InfoSec Insider

How to Update Your Remote Access Policy – And Why You Should Now

remote access policy tips

Amit Bareket of Perimeter 81 believes that reducing the risks of remote work starts with updating the access policies of yesterday.

For close to two decades, organizations have allowed privileged employees to work remotely by offering remote access solutions as a part of the daily work environment. But until recently, working remotely was more of a luxury than a necessity. With the rise of COVID-19, many organizations moved their entire workforces home overnight.

That emergency shift could remain the norm now that many organizations have discovered how seamless the transition was — on paper. They point to benefits like employee productivity combined with lower overhead.

Yet, working from home is having an underestimated impact on network shape and traffic. Organizations are recognizing the severe security implications from a sudden reliance on the cloud, mobile devices and unfamiliar Wi-Fi network connections.

This has been a cataclysm on networks worldwide, but it is hardly going noticed. Access to corporate resources is occurring from a greater number of endpoints and from further away than ever, and the visibility of corporate networks is at an all-time low. Hackers have taken advantage, and smart CISOs know that now is the time to rethink and possibly reinvent remote-access policy.

Updating Remote Access Policies

The first step in understanding whether your access policy is geared for a remote-reliant workforce is by auditing it against your organization’s security objectives. One common mistake that security teams make when designing and updating their security and remote-access policy is not fully understanding the current contours of their network — or accounting for employees’ changing locations and access habits.

It’s important to revise policies designed for on-premises work. Bring your IT team into the fold and get them to diagnose how users are connecting and where gaps appear. Too often we see security teams stuck using the template they previously relied upon. It’s crucial that they understand that the audit is less about erasing the old template, and more about making it flex around individual users. A user-centric policy best fits the needs of a remote workforce.

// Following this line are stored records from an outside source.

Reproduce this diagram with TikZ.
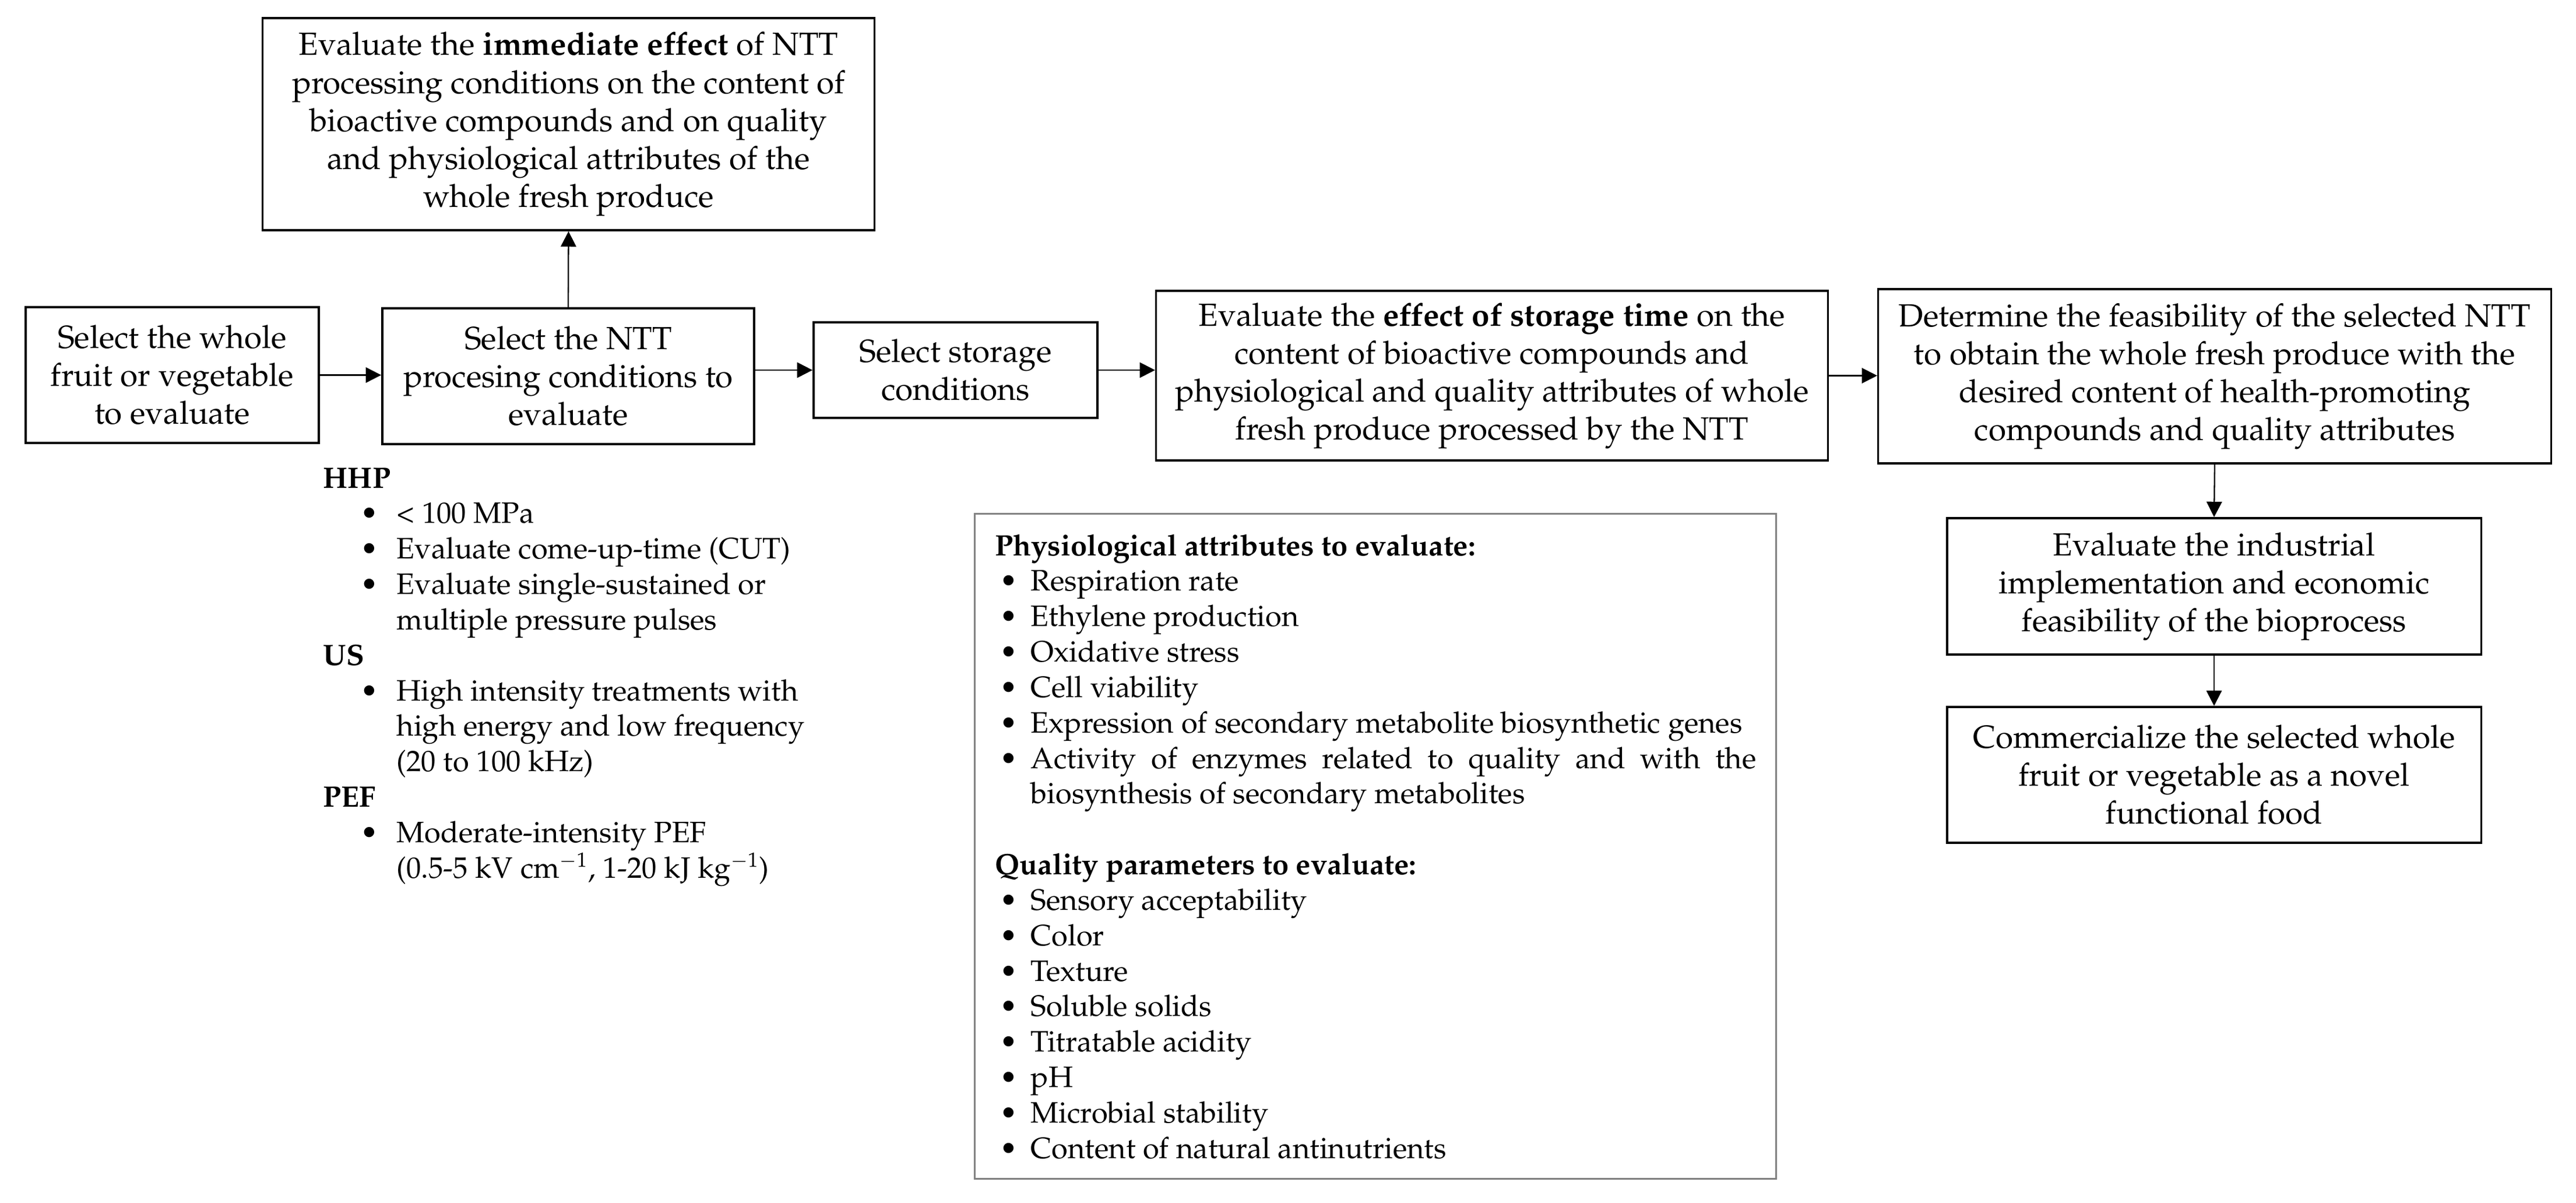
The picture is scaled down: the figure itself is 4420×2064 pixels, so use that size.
\documentclass[tikz,border=0pt]{standalone}
\usepackage[T1]{fontenc}
\usepackage{mathpazo}
\usetikzlibrary{arrows.meta}
\newcommand\boxfont{\fontsize{15.6}{18.5}\selectfont}
\newcommand\listfont{\fontsize{14.4}{17.3}\selectfont}
\newcommand\bitem{\hspace*{0.64cm}\makebox[0.62cm][l]{\textbullet}}
\newcommand\bcont{\hspace*{1.26cm}}
\newcommand\pitem{\hspace*{0.08cm}\makebox[0.53cm][l]{\textbullet}}
\newcommand\pcont{\hspace*{0.61cm}}
\tikzset{
  flow/.style={draw=black, line width=1pt, inner sep=0pt, align=center, font=\boxfont},
  conn/.style={draw=black, line width=0.65pt, -{Triangle[length=7.5pt,width=7.5pt]}},
  listtext/.style={inner sep=0pt, anchor=base west, font=\listfont},
}
\begin{document}
\begin{tikzpicture}[x=0.01cm, y=-0.01cm]
\useasboundingbox (0,0) rectangle (4420,2064);

\node[flow, minimum width=10.49cm, minimum height=3.64cm] (top) at (975.5,213)
  {Evaluate the \textbf{immediate effect} of NTT\\processing conditions on the content of\\bioactive compounds and on quality\\and physiological attributes of the\\whole fresh produce};
\node[flow, minimum width=5.03cm, minimum height=2.33cm] (b1) at (295.5,643.5)
  {Select the whole\\fruit or vegetable\\to evaluate};
\node[flow, minimum width=6.38cm, minimum height=2.33cm] (b2) at (975,645.5)
  {Select the NTT\\procesing conditions to\\evaluate};
\node[flow, minimum width=4.87cm, minimum height=1.64cm] (b3) at (1639.5,635)
  {Select storage\\conditions};
\node[flow, minimum width=11.52cm, minimum height=2.91cm] (b4) at (2560,644.5)
  {Evaluate the \textbf{effect of storage time} on the\\content of bioactive compounds and\\physiological and quality attributes of whole\\fresh produce processed by the NTT};
\node[flow, minimum width=11.54cm, minimum height=2.99cm] (b5) at (3800,645.5)
  {Determine the feasibility of the selected NTT\\to obtain the whole fresh produce with the\\desired content of health-promoting\\compounds and quality attributes};
\node[flow, minimum width=9.16cm, minimum height=2.34cm] (b6) at (3799,1006)
  {Evaluate the industrial\\implementation and economic\\feasibility of the bioprocess};
\node[flow, minimum width=9.16cm, minimum height=2.33cm] (b7) at (3799,1329.5)
  {Commercialize the selected whole\\fruit or vegetable as a novel\\functional food};

\draw[conn] (b2.north) -- (top.south);
\draw[conn] (b1.east) -- (b1.east -| b2.west);
\draw[conn] (b2.east |- b3.west) -- (b3.west);
\draw[conn] (b3.east) -- (b3.east -| b4.west);
\draw[conn] (b4.east) -- (b4.east -| b5.west);
\draw[conn] (b5.south) -- (b6.north);
\draw[conn] (b6.south) -- (b7.north);

\node[listtext] (ntt) at (554,837) {\begin{minipage}[t]{9cm}\listfont\raggedright
\textbf{HHP}\\
\bitem\textless\ 100 MPa\\
\bitem Evaluate come-up-time (CUT)\\
\bitem Evaluate single-sustained or\\
\bcont multiple pressure pulses\\
\textbf{US}\\
\bitem High intensity treatments with\\
\bcont high energy and low frequency\\
\bcont (20 to 100 kHz)\\
\textbf{PEF}\\
\bitem Moderate-intensity PEF\\
\bcont (0.5-5 kV cm$^{-1}$, 1-20 kJ kg$^{-1}$)
\end{minipage}};

\node[draw=black!50, line width=1pt, minimum width=13.74cm, minimum height=11.40cm, inner sep=0pt] (phys) at (2360,1452) {};
\node[listtext] (physlist) at (1707,953) {\begin{minipage}[t]{13.2cm}\listfont\raggedright
\textbf{Physiological attributes to evaluate:}\\
\pitem Respiration rate\\
\pitem Ethylene production\\
\pitem Oxidative stress\\
\pitem Cell viability\\
\pitem Expression of secondary metabolite biosynthetic genes\\
\pitem\makebox[12.44cm][s]{Activity of enzymes related to quality and with the}\\
\pcont biosynthesis of secondary metabolites\\[17.3pt]
\textbf{Quality parameters to evaluate:}\\
\pitem Sensory acceptability\\
\pitem Color\\
\pitem Texture\\
\pitem Soluble solids\\
\pitem Titratable acidity\\
\pitem pH\\
\pitem Microbial stability\\
\pitem Content of natural antinutrients
\end{minipage}};
\end{tikzpicture}
\end{document}
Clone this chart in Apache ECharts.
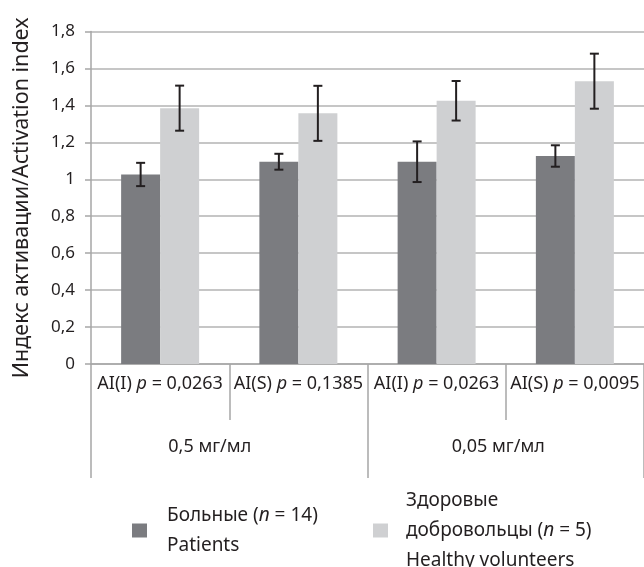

Focus on Users: Who, What and How

It’s not a new idea that supporting remote workers increases the number of security risks facing your organization. However, with a massive increase in successful ransomware and phishing attacks since the pandemic started, it’s become more obvious that remote employees are opening entry points for attackers.

To address remote-work security, custom-access controls are more critical than ever. A key fundamental of remote-access policy is the identification of users and groups with similar access needs. That allows you to assign them rules and enforce those rules automatically. IT and security teams should enforce the use of Identity Providers before access is granted, and then define the teams of employees that need a similar access type to do their jobs.

Next, you need to segment your network based on resource sensitivity, then decide which of your user groups should and should not have access to individual segments.

The final step in access control in a remote work environment is to enforce encryption processes for remote network access. This will allow you to mandate secure access to corporate resources for remote employees while verifying each user.

Don’t Forget Authentication and Authorization

Strong password practices and multi-factor authentication (MFA) are the capstones to your remote access policies.

Every policy worth its salt will require all remote employees to use a company-approved password manager. While most employees know they should be using unique and long passwords for each account, it’s a challenge for anyone to remember which password is for what — so the default is laziness. Many times, people will use the same password for many different accounts, which widens the attack surface in a way that IT can’t directly fight.

Instead of relying on every individual employee’s password hygiene, it’s best to implement a password manager or Single Sign-On (SSO) solution into your organization’s policy. These generate a unique password for each account and simplify the sign-in process.

Additionally, MFA should be mandatory for a more complete authentication process. Also great for adding an extra layer of protection for contractors and freelance employees, MFA is best when it’s from multiple providers and more advanced than simple SMS-based authentication. Done right, MFA protects resources before access occurs.

Remote Workforces of Tomorrow

Reducing the risks of remote work starts with updating the access policies of yesterday. This is the biggest and most crucial effort, and the first step involves throwing away the old perimeter-focused access model and adopting a user-centric approach. It’s not a matter of simply integrating new technologies and tools, but also encouraging a new school of thought within the IT department itself.

Involving zero-trust components like micro-segmentation, SSO, logging all traffic and more, the move to fortify networks against new remote-access trends is multi-faceted and has untold benefits. Companies that get the recipe right will gain a lot more than just security – they can finally align IT and its goals with executive priorities and the business’s bottom line.